Les opposants ne relâchent donc pas la pression. "L'occupation du terrain est indissociable des actions politiques et juridiques", pense Claude Colas. Alors les gens du coin continuent à introduire des recours en justice. Les expropriés ont récemment demandé à la justice la rétrocession de leurs biens, terres agricoles, habitations, bâtiments d'élevage. Ils escomptent aussi beaucoup de la fin de la déclaration d'utilité publique qui deviendra obsolète au début de l'année prochaine si le premier coup de pelle n'est pas donné d'ici là.

"Je voudrais que cela s'arrête,
pour mes enfants."

Sylvain Fresneau

"C'est le combat d'une vie. Nos volontés pourraient servir à autre chose", soupire l'éleveur, dont le fils de 24 ans, jeune père, veut continuer à faire vivre l'exploitation.

"Personnellement, je pense qu'ils ne peuvent plus faire cet aéroport.
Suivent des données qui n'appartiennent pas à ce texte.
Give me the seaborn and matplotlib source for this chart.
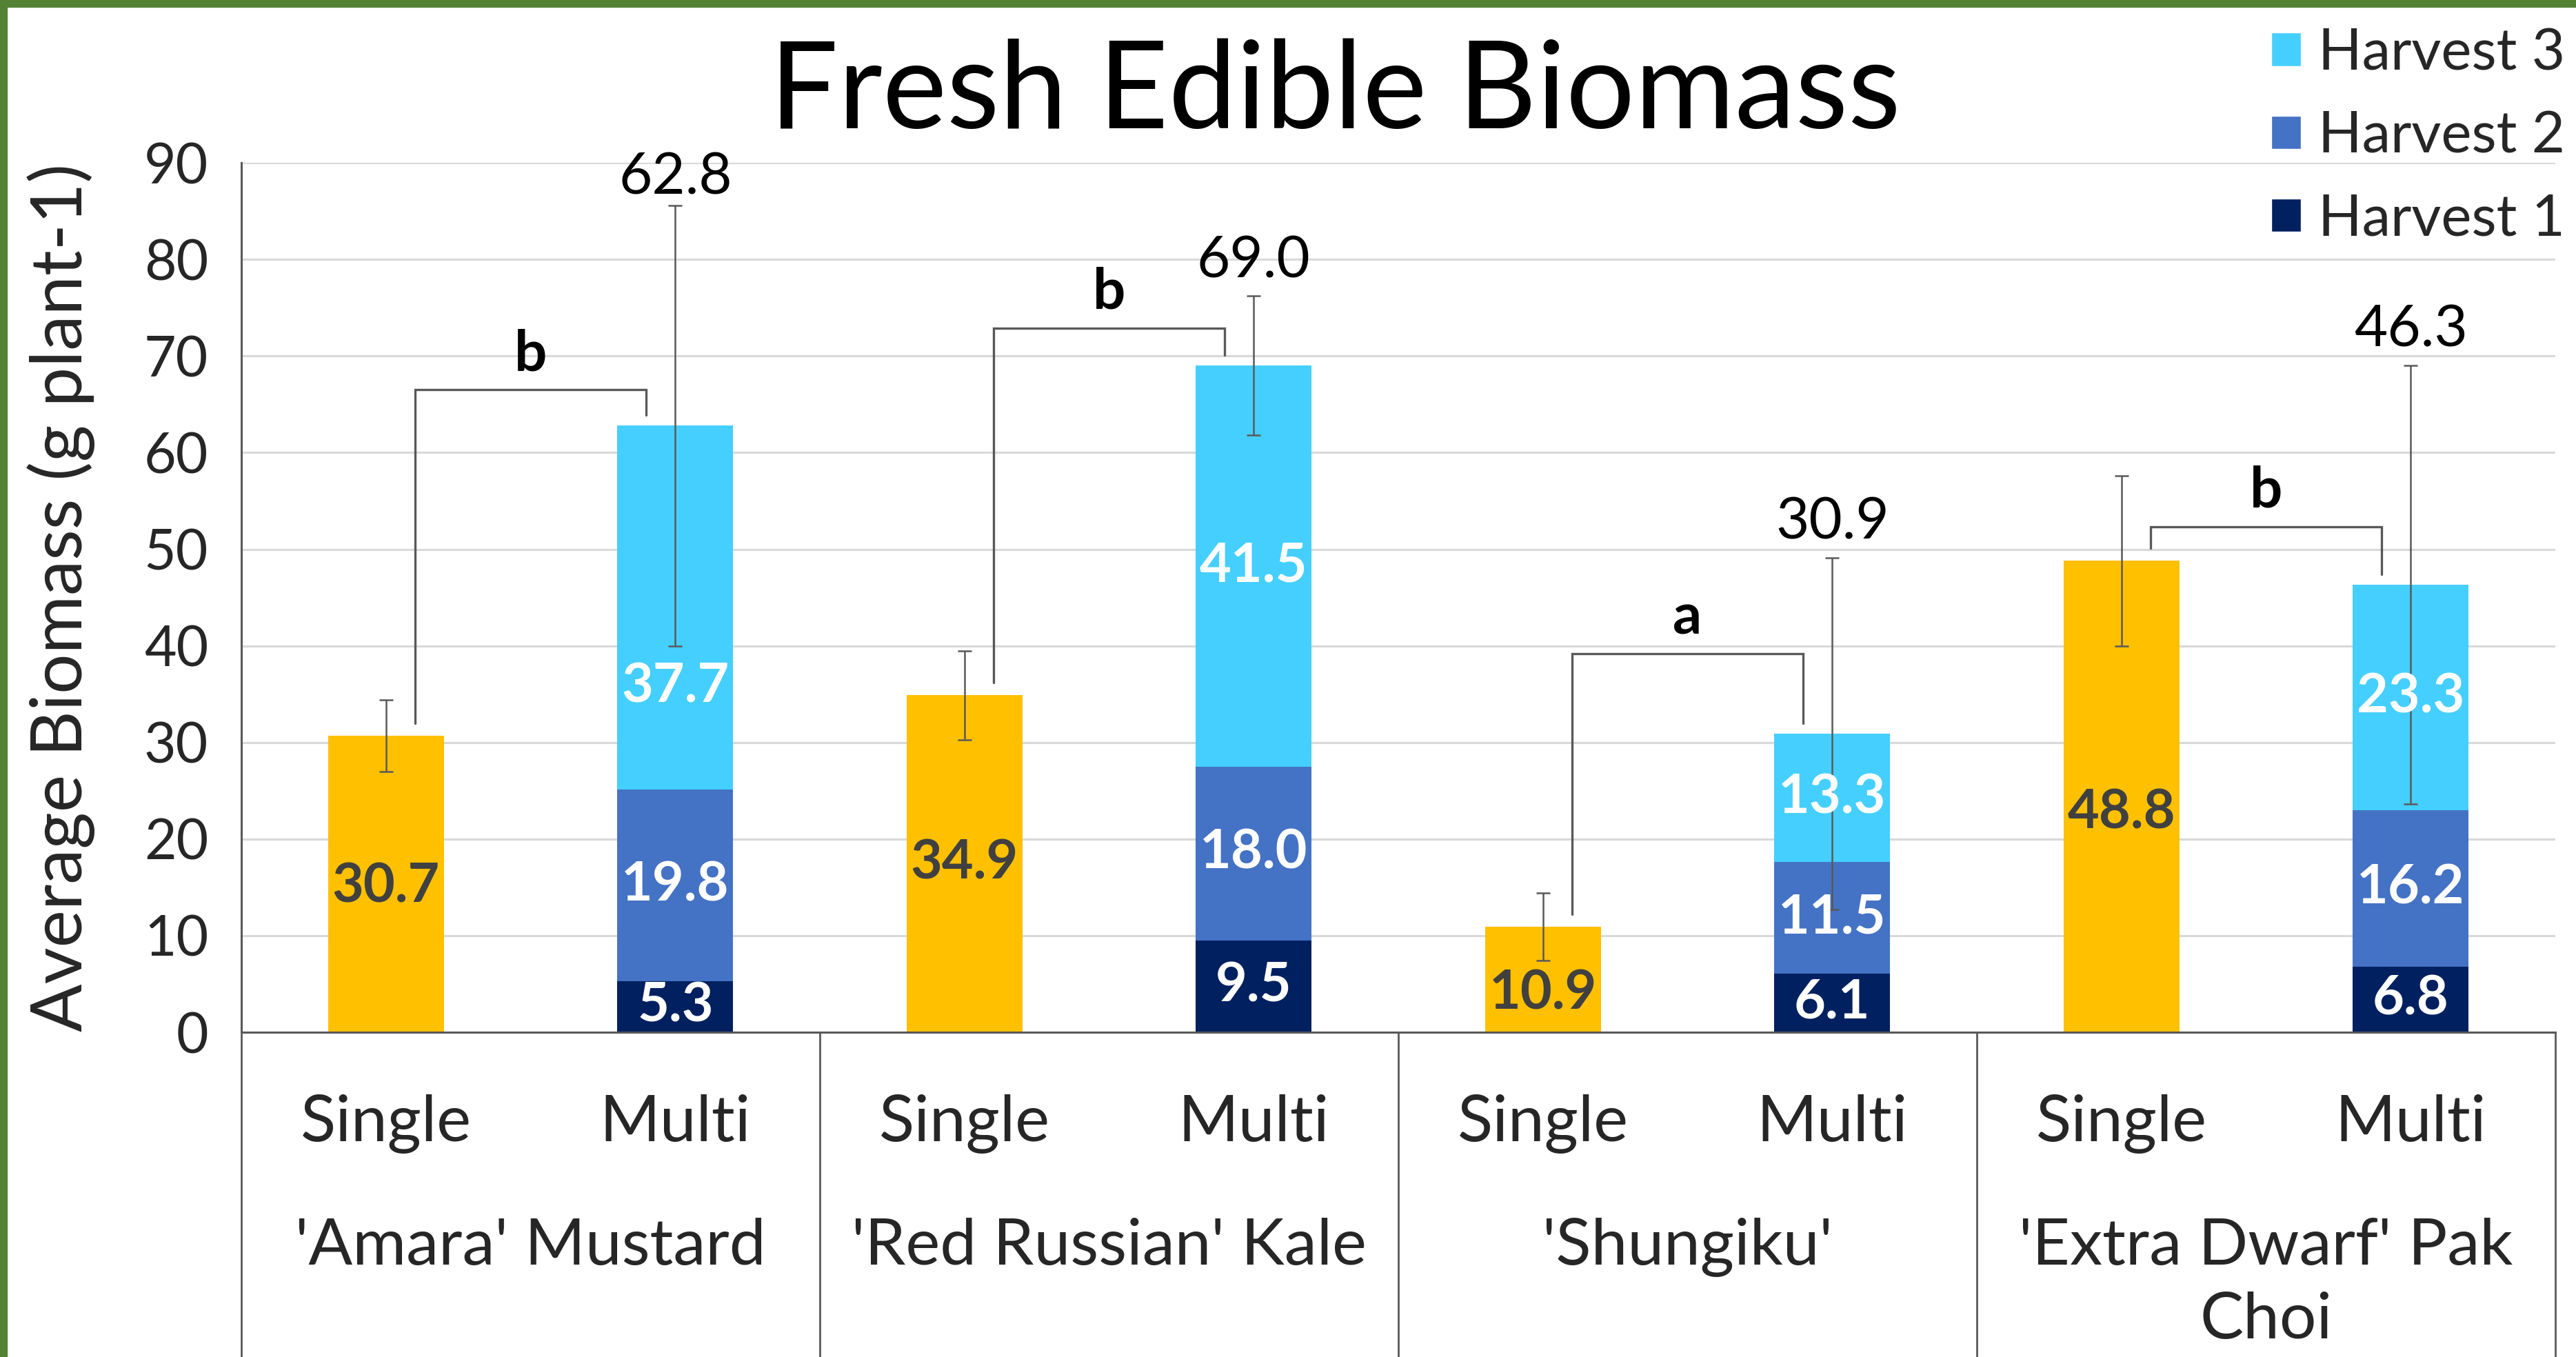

On a réussi à mobiliser à un niveau très large. Nous avons des comités de soutien qui sont prêts à se mobiliser dans toute la France. Vider la ZAD serait une opération à très haut risque pour les politiciens", pense Claude Colas. "Si l'on perd malgré tout, on pourra se regarder dans une glace", reprend Sylvain Fresneau. "Si cet aéroport se fait finalement, ce ne sera pas grâce à nous."

Sabine Verhest
Envoyée spéciale à Notre-Dame-des-Landes

Un croisement de routes au milieu de la ZAD.